Amazon rainforest fire: Horrific Brazilian blaze 'emergency' nearing 'tipping point'

Brazil’s Amazon rainforest has seen a record number of fires this year, with smoke believed to have travelled thousands of miles to disrupt nearby cities. Shocking videos have revealed the horrific extent of the blaze which is continuing to ravage the region, destroying huge areas of land. Speaking to Sky News, Mike Barrett, the Science and Conservation director at WWF, warned about the consequences of the inferno, and claimed the fire “emergency” was pushing the delicate eco-system towards the “tipping point”.

He said: “The Amazon is the lungs of the planet. We have seen 70,000 fires in Brazil, just this year.
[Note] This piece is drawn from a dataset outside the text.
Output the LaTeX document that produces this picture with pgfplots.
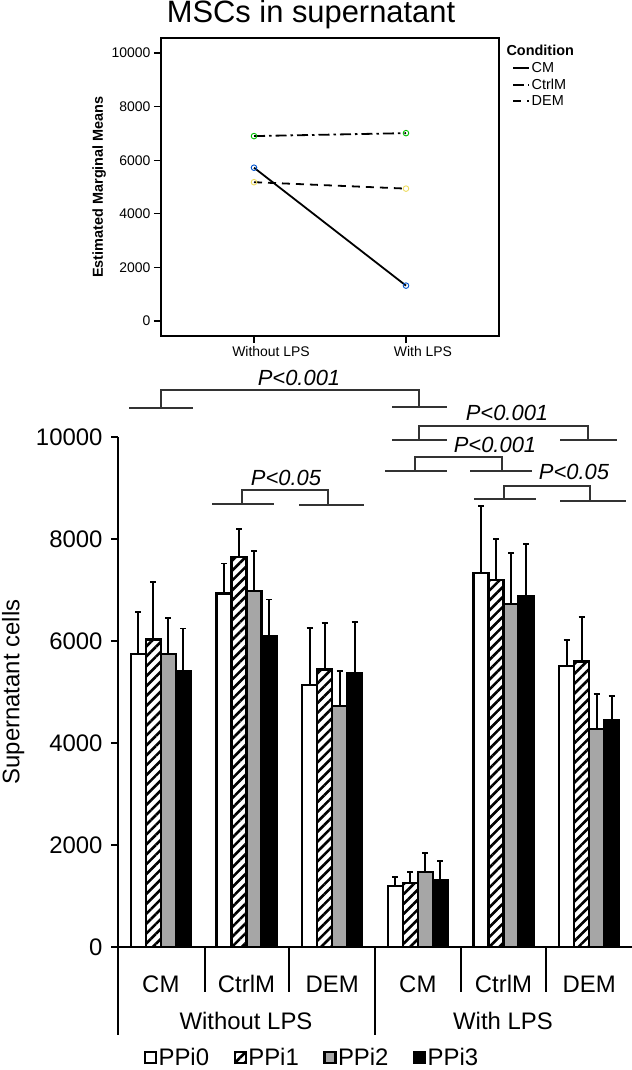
\documentclass[border=0pt]{standalone}
\usepackage{fontspec}
\setmainfont{Liberation Sans}
\usepackage{pgfplots}
\pgfplotsset{compat=1.18}
\usepackage{pgfplotstable}
\usetikzlibrary{patterns.meta}

% bottom chart: group index, mean, upper error
\pgfplotstableread[row sep=\\]{
x y e\\
0 5750 820\\
1 6930 590\\
2 5130 1130\\
3 1200 180\\
4 7340 1310\\
5 5510 510\\
}\ppizero
\pgfplotstableread[row sep=\\]{
x y e\\
0 6030 1130\\
1 7650 540\\
2 5440 920\\
3 1260 215\\
4 7190 805\\
5 5600 870\\
}\ppione
\pgfplotstableread[row sep=\\]{
x y e\\
0 5740 715\\
1 6980 785\\
2 4730 680\\
3 1470 370\\
4 6720 1010\\
5 4280 680\\
}\ppitwo
\pgfplotstableread[row sep=\\]{
x y e\\
0 5415 830\\
1 6095 720\\
2 5380 995\\
3 1320 365\\
4 6880 1015\\
5 4450 475\\
}\ppithree

\tikzset{br/.style={line width=1.3bp, black!80}}

\begin{document}
\begin{tikzpicture}
\path[use as bounding box] (0,0) rectangle (632bp,-1070bp);

\node[font=\fontsize{31}{34}\selectfont] at (311bp,-15bp) {MSCs in supernatant};

% ---------------- top: estimated marginal means ----------------
\begin{axis}[
  at={(161bp,-38bp)}, anchor=north west,
  scale only axis, width=338bp, height=298bp,
  xmin=-0.612, xmax=1.612, ymin=-560, ymax=10560,
  xtick={0,1}, xticklabels={Without LPS, With LPS},
  ytick={0,2000,4000,6000,8000,10000},
  scaled y ticks=false,
  /pgf/number format/1000 sep={},
  /pgf/number format/assume math mode=true,
  tick pos=left, tick align=outside, major tick length=7bp,
  tick style={line width=1.2bp, black},
  axis line style={line width=2.2bp},
  ticklabel style={font=\fontsize{14}{16}\selectfont},
  xticklabel style={xshift=17bp},
  ylabel={\bfseries Estimated Marginal Means},
  ylabel style={font=\fontsize{14.5}{16}\selectfont, at={(axis description cs:-0.183,0.5)}, anchor=center},
  legend style={at={(axis description cs:1.039,0.925)}, anchor=north west, draw=none, fill=none,
    font=\fontsize{14.5}{16}\selectfont, inner sep=0pt, row sep=2bp, nodes={inner sep=1.5bp}},
  legend cell align=left,
  legend image code/.code={\draw[#1] (0bp,0bp) -- (16bp,0bp);},
]
\addplot[black, line width=1.8bp, mark=o, mark size=2.8bp,
  mark options={solid, draw=blue!60!cyan!80!black, line width=0.9bp}]
  coordinates {(0,5720) (1,1320)};
\addlegendentry{CM}
\addplot[black, line width=1.8bp, dash pattern=on 11bp off 4bp on 2.5bp off 4bp, mark=o, mark size=2.8bp,
  mark options={solid, draw=green!75!black, line width=0.9bp}]
  coordinates {(0,6900) (1,7010)};
\addlegendentry{CtrlM}
\addplot[black, line width=1.8bp, dash pattern=on 8bp off 6bp, mark=o, mark size=2.8bp,
  mark options={solid, draw=brown!40!yellow!70!white, line width=0.9bp}]
  coordinates {(0,5180) (1,4940)};
\addlegendentry{DEM}
\end{axis}
\node[anchor=west, font=\fontsize{14.5}{16}\selectfont\bfseries] at (503bp,-50bp) {Condition};

% ---------------- bottom: bar chart ----------------
\begin{axis}[
  at={(118bp,-947bp)}, anchor=south west,
  scale only axis, width=514bp, height=510bp,
  xmin=-0.5, xmax=5.5, ymin=0, ymax=10000,
  ybar=0pt, bar width=15bp, clip=false,
  axis lines*=left, axis line style={draw=none},
  xtick={0,1,2,3,4,5}, xticklabels={CM,CtrlM,DEM,CM,CtrlM,DEM},
  xtick style={draw=none},
  ytick={0,2000,4000,6000,8000,10000},
  scaled y ticks=false,
  /pgf/number format/1000 sep={},
  /pgf/number format/assume math mode=true,
  tick align=outside, major tick length=7bp,
  ytick style={line width=2bp, black},
  ticklabel style={font=\fontsize{24}{28}\selectfont},
  yticklabel style={xshift=-5bp},
  xticklabel style={anchor=center, yshift=-30bp},
  ylabel={Supernatant cells},
  ylabel style={font=\fontsize{24}{28}\selectfont, at={(axis description cs:-0.204,0.5)}, anchor=center},
  error bars/y dir=plus, error bars/y explicit,
  error bars/error bar style={line width=1.8bp, black},
  error bars/error mark options={rotate=90, mark size=3bp, line width=1.8bp, black},
  legend columns=4,
  legend style={at={(axis description cs:0.05,-0.217)}, anchor=west, draw=none, fill=none,
    font=\fontsize{24}{26}\selectfont, inner sep=0pt,
    nodes={inner sep=1.5bp},
    /tikz/every even column/.append style={column sep=23bp}},
  legend image code/.code={\draw[#1] (0bp,-5.5bp) rectangle (11bp,5.5bp);},
]
\addplot[draw=black, fill=white, line width=2.2bp] table[x=x, y=y, y error plus=e] {\ppizero};
\addlegendentry{PPi0}
\addplot[draw=black, fill=white, line width=2.2bp,
  postaction={pattern={Lines[angle=45, distance=7bp, line width=2.6bp]}}]
  table[x=x, y=y, y error plus=e] {\ppione};
\addlegendentry{PPi1}
\addplot[draw=black, fill=black!35, line width=2.2bp] table[x=x, y=y, y error plus=e] {\ppitwo};
\addlegendentry{PPi2}
\addplot[draw=black, fill=black, line width=2.2bp] table[x=x, y=y, y error plus=e] {\ppithree};
\addlegendentry{PPi3}
\end{axis}

% axis lines and category table
\draw[line width=2.5bp] (118bp,-437bp) -- (118bp,-1035bp);
\draw[line width=2.5bp] (112bp,-947bp) -- (632bp,-947bp);
\draw[line width=2.5bp] (375bp,-947bp) -- (375bp,-1035bp);
\foreach \xx in {205,289,461,546} \draw[line width=2.5bp] (\xx bp,-947bp) -- (\xx bp,-992bp);
\node[font=\fontsize{24}{28}\selectfont] at (246bp,-1021bp) {Without LPS};
\node[font=\fontsize{24}{28}\selectfont] at (503bp,-1021bp) {With LPS};

% significance brackets
\draw[br] (129bp,-408bp) -- (193bp,-408bp);
\draw[br] (392bp,-407bp) -- (447bp,-407bp);
\draw[br] (161bp,-408bp) -- (161bp,-390bp) -- (419bp,-390bp) -- (419bp,-407bp);
\node[font=\fontsize{22}{26}\selectfont\itshape] at (299bp,-378bp) {P<0.001};

\draw[br] (392bp,-440bp) -- (447bp,-440bp);
\draw[br] (560bp,-440bp) -- (617bp,-440bp);
\draw[br] (419bp,-440bp) -- (419bp,-426bp) -- (588bp,-426bp) -- (588bp,-440bp);
\node[font=\fontsize{22}{26}\selectfont\itshape] at (507bp,-413bp) {P<0.001};

\draw[br] (385bp,-471bp) -- (447bp,-471bp);
\draw[br] (470bp,-471bp) -- (532bp,-471bp);
\draw[br] (415bp,-471bp) -- (415bp,-457bp) -- (502bp,-457bp) -- (502bp,-471bp);
\node[font=\fontsize{22}{26}\selectfont\itshape] at (495bp,-445bp) {P<0.001};

\draw[br] (474bp,-499bp) -- (536bp,-499bp);
\draw[br] (560bp,-501bp) -- (626bp,-501bp);
\draw[br] (504bp,-499bp) -- (504bp,-486bp) -- (590bp,-486bp) -- (590bp,-501bp);
\node[font=\fontsize{22}{26}\selectfont\itshape] at (574bp,-472bp) {P<0.05};

\draw[br] (212bp,-504bp) -- (274bp,-504bp);
\draw[br] (299bp,-505bp) -- (364bp,-505bp);
\draw[br] (242bp,-504bp) -- (242bp,-490bp) -- (328bp,-490bp) -- (328bp,-505bp);
\node[font=\fontsize{22}{26}\selectfont\itshape] at (286bp,-478bp) {P<0.05};
\end{tikzpicture}
\end{document}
“That is double what we saw last year. We have seen 1,000 square kilometres of fire just this month which is the equivalent to the size of an English county.

“We have seen smoke from the fires blacking out Sao Paulo earlier this week, despite the fact it is 3,000 kilometres away, to give you an idea of the scale of what is going on.

“What we are seeing here, these fires, this is just a symptom of what is a broader assault on the Amazon.

“It is absolutely tragic because we are seeing decades of progress towards tackling deforestation in the Amazon, and we are seeing this unravelling at a really alarming speed.”

READ MORE: Amazon fires: Terrifying NASA satellite images reveal inferno

He added: “This matters for a number of reasons. This matters at a local scale, because the first victims of this deforestation are usually the local communities and the indigenous peoples who are displaced from that land.

“It matters at a planetary scale. Because if we lose the Amazon, there is almost no way we can achieve the objectives of the Paris Agreement.

“We cannot avoid dangerous climate change if the Amazon is gone.

“We know we have already lost 20 percent of the Amazon. Scientists are telling us if we lose just under five percent the Amazon reaches a tipping point, it has had it.

Brazilian President Jair Bolsonaro said on Thursday that the government lacks the resources to fight wildfires in the Amazon rainforest.

Ricardo Mello, head of the World Wide Fund for Nature (WWF) Amazon Programme, said the fires were “a consequence of the increase in deforestation seen in recent figures”.

Meteorologist Eric Holthaus tweeted: “Smoke from the fires currently burning in the Amazon rainforest is covering about half of Brazil. We are in a climate emergency.”

The fires in the Amazon rainforest appear to have increased recently with a reported 9,500 fires since last Thursday.